Since I’m on spring break for the next two weeks, I’m going to try and write a post every weekday. The first five will be about my strange variety of writing habits, which I’ll kick off today with the blog’s namesake.
I’ve been collecting business cards since eighth grade. On my braver days I’ll go door to door in a line of stores, entering, checking for business cards, taking any business cards, and leaving without a word. Usually I’m too shy, so I wait until whoever is behind the cash register has turned away to swipe them. Art fairs are gold mines, it seems like there’s some kind of correlation between have an interesting name and making art. Doctors offices are good because they can hundreds of individual names on one rack, but it takes a while to collect them all and usually someone comes over to ask why I need the contact info for ten different anesthesiologists before I can get them all. Usually, though, people just take a young adult grabbing the business card for a hotel manager or restaurant owner that he clearly has no need to contact as another weird part of life best left uncommented on.
I’d already filled an old tissue box with my collection before I started seriously writing, it just seemed like a cool thing to collect. When I did start writing, though, I had trouble coming up with names for characters. Nothing seemed to quite fit the people I had in mind, and I was too obsessive to let them go with poorly fitting names. At first the business card collection was just a way to get over that initial block. Draw a card, that’s their name, move on.

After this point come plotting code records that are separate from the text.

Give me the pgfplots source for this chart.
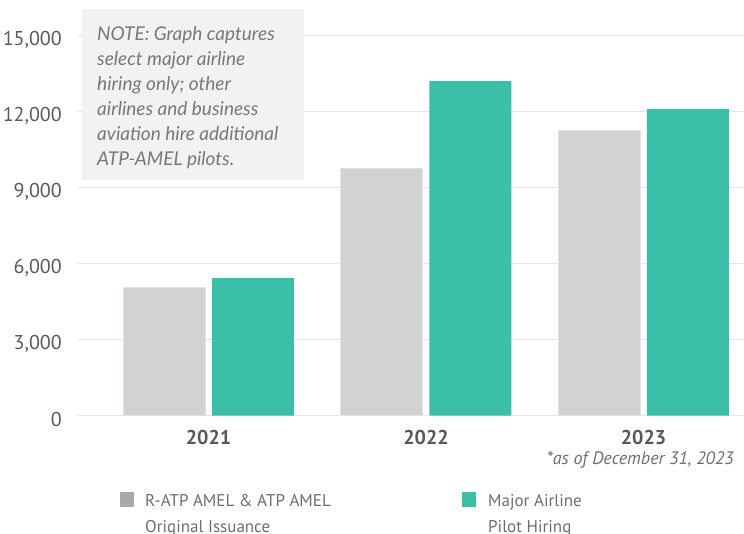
\documentclass[border=0pt]{standalone}
\usepackage{pgfplots}
\pgfplotsset{compat=1.18}
\usepackage{fontspec}
\setmainfont{PT Sans}
\newfontfamily\notefont{Lato}
\definecolor{barGray}{HTML}{D1D2D4}
\definecolor{barGrayEdge}{HTML}{E2E3E4}
\definecolor{barTeal}{HTML}{3BBFA7}
\definecolor{gridGray}{HTML}{E6E6E6}
\definecolor{legGray}{HTML}{A7A9AC}
\definecolor{txt}{HTML}{58595B}
\definecolor{legTxt}{HTML}{6D6E71}
\definecolor{noteBg}{HTML}{F2F2F2}
\definecolor{noteTxt}{HTML}{77787B}
\begin{document}
\begin{tikzpicture}[x=1pt,y=1pt]
\path[use as bounding box] (0,0) rectangle (744,533);
\begin{axis}[
  at={(78pt,117.3pt)}, anchor=south west,
  scale only axis, width=666pt, height=380pt,
  xmin=-0.6, xmax=2.462, ymin=0, ymax=15000,
  axis line style={draw=none},
  ytick={0,3000,6000,9000,12000,15000},
  ymajorgrids, grid style={gridGray, line width=1.4pt},
  xtick={0,1,2}, xticklabels={2021,2022,2023},
  major tick length=0pt,
  scaled y ticks=false,
  /pgf/number format/assume math mode=true,
  yticklabel={\pgfmathprintnumber[fixed,precision=0,1000 sep={,}]{\tick}},
  yticklabel style={font=\fontsize{20}{20}\selectfont, color=txt, inner sep=0pt, anchor=east, xshift=-16pt, yshift=-4pt},
  xticklabel style={font=\bfseries\fontsize{20}{20}\selectfont, color=txt, inner sep=0pt, anchor=north, yshift=-14pt},
  ybar, bar width=0.377,
]
\addplot[fill=barGray, draw=barGrayEdge, line width=0.8pt, bar shift=-0.204] coordinates {(0,5070) (1,9770) (2,11250)};
\addplot[fill=barTeal, draw=none, bar shift=0.204] coordinates {(0,5440) (1,13210) (2,12110)};
\end{axis}
% note box
\node[fill=noteBg, anchor=north west, minimum width=222pt, minimum height=171pt, inner sep=0pt] at (82,524) {};
\node[anchor=north west, align=left, inner sep=0pt, text=noteTxt, font=\notefont\itshape\fontsize{19}{25}\selectfont] at (97,507)
 {NOTE: Graph captures\\select major airline\\hiring only; other\\airlines and business\\aviation hire additional\\ATP-AMEL pilots.};
% footnote
\node[anchor=east, inner sep=0pt, text=legTxt, font=\itshape\fontsize{18}{18}\selectfont] at (734,73) {*as of December 31, 2023};
% legend
\fill[legGray] (120,26) rectangle (134,41);
\node[anchor=base west, inner sep=0pt, text=legTxt, font=\fontsize{17}{17}\selectfont] at (145,27) {R-ATP AMEL \& ATP AMEL};
\node[anchor=base west, inner sep=0pt, text=legTxt, font=\fontsize{17}{17}\selectfont] at (145,1) {Original Issuance};
\fill[barTeal] (462,26) rectangle (476,41);
\node[anchor=base west, inner sep=0pt, text=legTxt, font=\fontsize{17}{17}\selectfont] at (488,27) {Major Airline};
\node[anchor=base west, inner sep=0pt, text=legTxt, font=\fontsize{17}{17}\selectfont] at (488,1) {Pilot Hiring};
\end{tikzpicture}
\end{document}
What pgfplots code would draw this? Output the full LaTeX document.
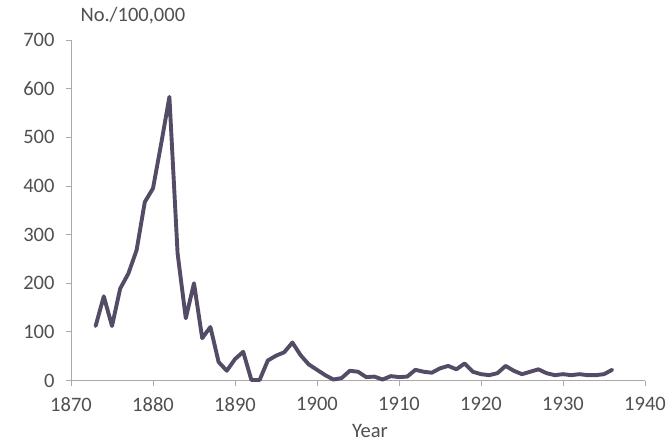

It turned out to have more uses than that. Most business cards list businesses and addresses, so I can use it to generate settings too (though that means that a disproportionate number of my stories take place in restaurants in Edina, still need to find a way to work around that). It’s also helpful for generating player names for role playing games. Of course, that means that when the rest of my Dungeons and Dragons party has names like Shorast and Rombutan, the most fantastical option I can dredge up is usually something like Philip Ecton, but even then it feels more authentic (plus all my characters tend to feel like someone from a very different genre plopped in a fantasy world anyway).
Sometimes when I tell people about my low-tech random name generator, they think that using real names will mean bland, uninspired names. And yeah, there aren’t too many people named Shadow or Athena handing out business cards, but people do have pretty wacky and interesting names sometimes. Just glancing through a few business cards, I found Jojo Wubben, Marco Mraz, and Dr. Moe A. Gallagher.
The most common critique, though, is that it doesn’t let you create names to fit the character’s personality or offer an extra layer of meaning. I get the sentiment, and even with the random name generator I often find myself plowing through twenty or thirty cards looking for a name with a pleasant sound to it or some extra meaning or that doesn’t violate the number one rule of writing (an invention of my friend Lucas that no two characters can have names that start with the same letter, which seems trivial but really helps keep characters distinct). But I still feel a need to defend my creation, so I say that the way it works in my tissue box is the way it works in real life. We aren’t assigned names based on how we act or to signify something symbolic about our role in a plot. Instead, we grow into the names we’re given. That’s what I try to do with the random name generator. I give a character a name when they’re still a vague notion, nothing but a necessary piece of the plot or an idea I want to explore. As they get more developed, they come to embody the archetypes and meaning behind a name. Or to subvert it. Or neither, sometimes they just wear their name as a name like anyone else, but it still feels like they grow with it as the story develops.